Mayolo Lopez / Reform Agency

Wednesday, March 15, 2023 | 18:59

Mexico City.- With 90 votes in favor and zero against, the full Senate approved classifying forced cohabitation of minors under 18 years of age — popularly known as child marriage — with a penalty of 8 to 15 years in prison and a fine of one thousand working days.

Data from the Population and Housing Census indicate that more than 230,000 girls between the ages of 12 and 17 were married together in 2020.

The most recent case surfaced in the mountains of Guerrero, where a minor was forced to marry, but the husband emigrated to the United States and the father-in-law threatened to stay with the young woman, and when she refused, she was arrested by the community authorities and was imprisoned along with her mother.

According to the approved opinion, it would be considered as “active subject who forces or induces, requests, manages or offers one or more of these people (under 18 years of age) to join informally or customarily, with or without their consent, with someone of the same condition or with a person over 18 years of age, in order to live together constantly and comparable to that of a married couple”.
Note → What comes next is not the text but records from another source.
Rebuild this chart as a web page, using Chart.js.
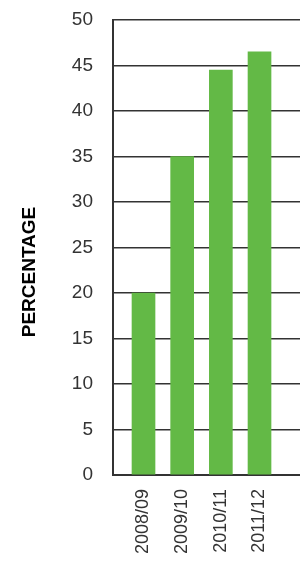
<!DOCTYPE html>
<html>
<head>
<meta charset="utf-8">
<script src="https://cdn.jsdelivr.net/npm/chart.js@4/dist/chart.umd.min.js"></script>
<style>
  html, body { margin: 0; padding: 0; background: #fff; }
  #wrap { width: 300px; height: 562px; position: relative; }
</style>
</head>
<body>
<div id="wrap"><canvas id="bars"></canvas></div>
<script>
const categories = ['2008/09', '2009/10', '2010/11', '2011/12'];
const percentages = [20, 35, 44.5, 46.5];
const yMin = 0, yMax = 50, yStep = 5;
const yTitle = 'PERCENTAGE';

const ink = '#333333';
const barGreen = '#63b946';
const font = 'Liberation Sans, Arial, sans-serif';

// draws the rotated axis title in the left gutter
const sideTitle = {
  id: 'sideTitle',
  afterDraw(chart) {
    const ctx = chart.ctx;
    ctx.save();
    ctx.translate(30, 272);
    ctx.rotate(-Math.PI / 2);
    ctx.font = 'bold 19px ' + font;
    ctx.fillStyle = '#000';
    ctx.textAlign = 'center';
    ctx.textBaseline = 'middle';
    ctx.fillText(yTitle, 0, 0);
    ctx.restore();
  }
};

new Chart(document.getElementById('bars').getContext('2d'), {
  type: 'bar',
  data: {
    datasets: [{
      data: percentages.map((v, i) => ({x: i + 1, y: v})),
      backgroundColor: barGreen,
      barThickness: 23
    }]
  },
  options: {
    responsive: true,
    maintainAspectRatio: false,
    animation: false,
    layout: {padding: {top: 20, right: 0, left: 0, bottom: 0}},
    plugins: {legend: {display: false}, tooltip: {enabled: false}},
    scales: {
      x: {
        type: 'linear',
        offset: false,
        min: 0.211,
        max: 5.047,
        afterBuildTicks: s => { s.ticks = categories.map((c, i) => ({value: i + 1})); },
        afterFit: s => { s.height = 87; },
        grid: {display: false, drawTicks: false, offset: false},
        border: {display: true, color: ink, width: 2},
        ticks: {
          autoSkip: false,
          minRotation: 90,
          maxRotation: 90,
          padding: 14,
          color: ink,
          font: {family: font, size: 18},
          callback: v => categories[v - 1]
        }
      },
      y: {
        min: yMin,
        max: yMax,
        afterFit: s => { s.width = 113; s.paddingTop = 0; s.paddingBottom = 0; },
        grid: {color: ink, lineWidth: 1.5, drawTicks: false},
        border: {display: true, color: ink, width: 2},
        ticks: {
          stepSize: yStep,
          padding: 20,
          color: ink,
          font: {family: font, size: 19}
        }
      }
    }
  },
  plugins: [sideTitle]
});
</script>
</body>
</html>
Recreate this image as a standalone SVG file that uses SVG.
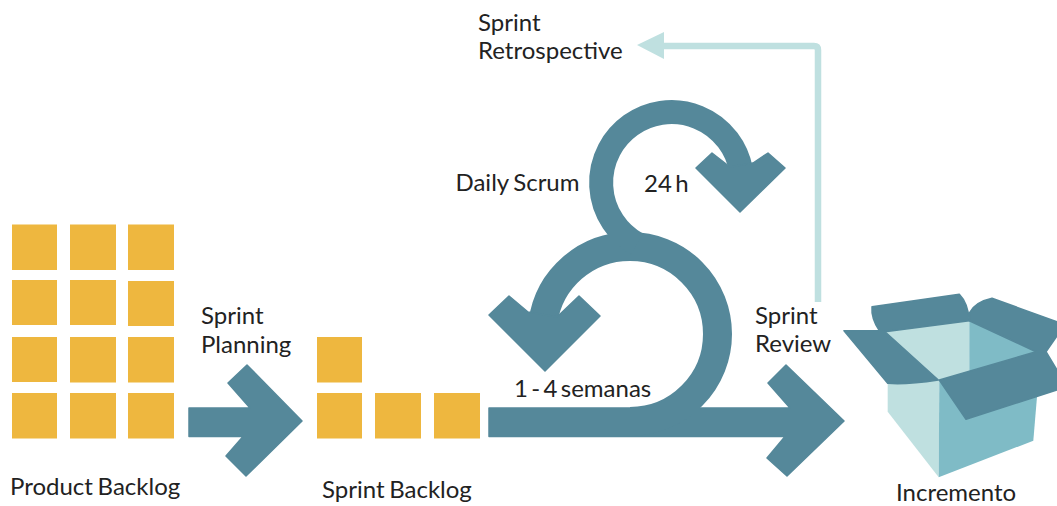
<svg xmlns="http://www.w3.org/2000/svg" width="1057" height="506" viewBox="0 0 1057 506">
<style>
text{font-family:Lato,"Open Sans",sans-serif;font-size:24px;fill:#222;word-spacing:-2.800px}
.w{word-spacing:-1.500px}
.c{fill:#EEB73F}
.d{fill:#55889A;stroke:#55889A;stroke-width:1.500;stroke-linejoin:round}
.s{fill:none;stroke:#55889A}
.l{fill:#BFE0E0}
.m{fill:#7FBBC6}
</style>
<rect width="1057" height="506" fill="#fff"/>
<g id="product-backlog">
<rect class="c" x="12" y="224.500" width="45" height="45.500"/><rect class="c" x="70" y="224.500" width="46" height="45.500"/><rect class="c" x="128" y="224.500" width="46" height="45.500"/>
<rect class="c" x="12" y="280" width="45" height="45"/><rect class="c" x="70" y="280" width="46" height="45"/><rect class="c" x="128" y="281" width="46" height="45"/>
<rect class="c" x="12" y="337" width="45" height="45"/><rect class="c" x="70" y="337" width="46" height="45.500"/><rect class="c" x="128" y="337" width="46" height="45.500"/>
<rect class="c" x="12" y="393" width="45" height="45.500"/><rect class="c" x="70" y="393" width="46" height="45.500"/><rect class="c" x="128" y="393" width="46" height="45.500"/>
<text x="10" y="495" class="w">Product Backlog</text>
</g>
<g id="sprint-backlog">
<rect class="c" x="317" y="337" width="45" height="45.500"/>
<rect class="c" x="317" y="393" width="45" height="45.500"/><rect class="c" x="375" y="393" width="46" height="45.500"/><rect class="c" x="434" y="393" width="46" height="45.500"/>
<text x="322" y="498" class="w">Sprint Backlog</text>
</g>
<g id="connectors">
<polygon class="d" points="189,408 250,408 228,383 247,365 302,421 246,476 226,456 243,436.500 189,436.500"/>
<polygon class="d" points="489,408 790,408 768,383 786,365 844,421 787,476 767,458 785,436.500 489,436.500"/>
<path class="s" stroke-width="29" d="M630,421.500 A87.500,87.500 0 0 0 630,246.500 A87.500,87.500 0 0 0 543,322"/>
<polygon class="d" points="509,296 489,315 545,371 600,316 579,296 557,317 528,312"/>
<path class="s" stroke-width="24" d="M637,244 A70.500,70.500 0 1 1 741,170"/>
<polygon class="d" points="696,168 712,153 730,167 753,163 768,153 785,168 740,212"/>
<path fill="none" stroke="#BFE0E0" stroke-width="6.500" d="M818,302 V50 Q818,46 814,46 H660"/>
<polygon fill="#BFE0E0" points="637,45 664,32 664,59"/>
</g>
<g id="labels">
<text x="201" y="324">Sprint</text>
<text x="201" y="353">Planning</text>
<text x="755" y="324">Sprint</text>
<text x="755" y="352">Review</text>
<text x="455.500" y="191" class="w">Daily Scrum</text>
<text x="644" y="192">24 h</text>
<text x="514" y="397">1 - 4 semanas</text>
<text x="478" y="31">Sprint</text>
<text x="478" y="59">Retrospective</text>
</g>
<g id="incremento">
<polygon class="l" points="887.700,383.300 939.300,380 938.700,477.300 887.700,411.700"/>
<polygon class="m" points="939.300,380 938.700,477.300 1033.300,440.700 1037.300,393.300"/>
<polygon class="l" points="885,331.700 969.300,320.700 969.300,371.700 938.300,380"/>
<polygon class="m" points="969.300,320.700 1036,351.700 969.300,371.700"/>
<path class="d" d="M872,306.700 L959.300,294.300 Q968,303 969.300,320.700 L885,331.700 L879.300,330.700 Q871,318 872,306.700Z"/>
<path class="d" d="M844,330.700 L879.300,330.700 L885,331.700 L938.300,380 Q905,385 887.700,383.300 Z"/>
<path class="d" d="M969.300,320.700 L969.300,313 Q975,302 992,298.300 L1057,321.700 L1057,336 L1046,351.700 L1036,351.700 Z"/>
<polygon class="d" points="939.300,380 1036,351.700 1046,351.700 1057,370 1057,390 966,419.300"/>
<text x="896" y="501">Incremento</text>
</g>
</svg>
“This forced cohabitation between an adult and a girl must end. It is a horror, we are among the first eight countries in the world in child marriage,” warned PAN senator Josefina Vázquez Mota.

For the PRI, Senator Jorge Carlos Ramírez Marín noted that young women are forced to provide sexual favors and maintain the home. “This scourge occurs and it affects women fundamentally. So there is nowhere to go: we not only have to approve it, but also ensure its rapid dissemination and that its application does not depend on the mere interest of satisfying electoral needs.

The PT Geovanna Bañuelos explained that legislators had a duty to promote reforms that help eliminate practices that threaten girls, notably forced marriage of minors.

The senators also approved an opinion on the investigation, punishment and comprehensive reparation of femicide, to “respond to the need to adopt new measures that guarantee the integrity and protection of women.”

“It is urgent to legislate on femicide violence, especially for its investigation, its sanction and the comprehensive reparation of the damage,” said Senator Olga Sánchez Cordero.

According to the approved opinion, the penalties will be aggravated in those cases of femicide in which the victims are minors, pregnant people, older adults or with some type of disability.

Sánchez Cordero informed the plenary session that she felt “extremely calm” as a result of the fact that the femicide of Mariana Lima had been sentenced, a subject who had not been sentenced for twelve years.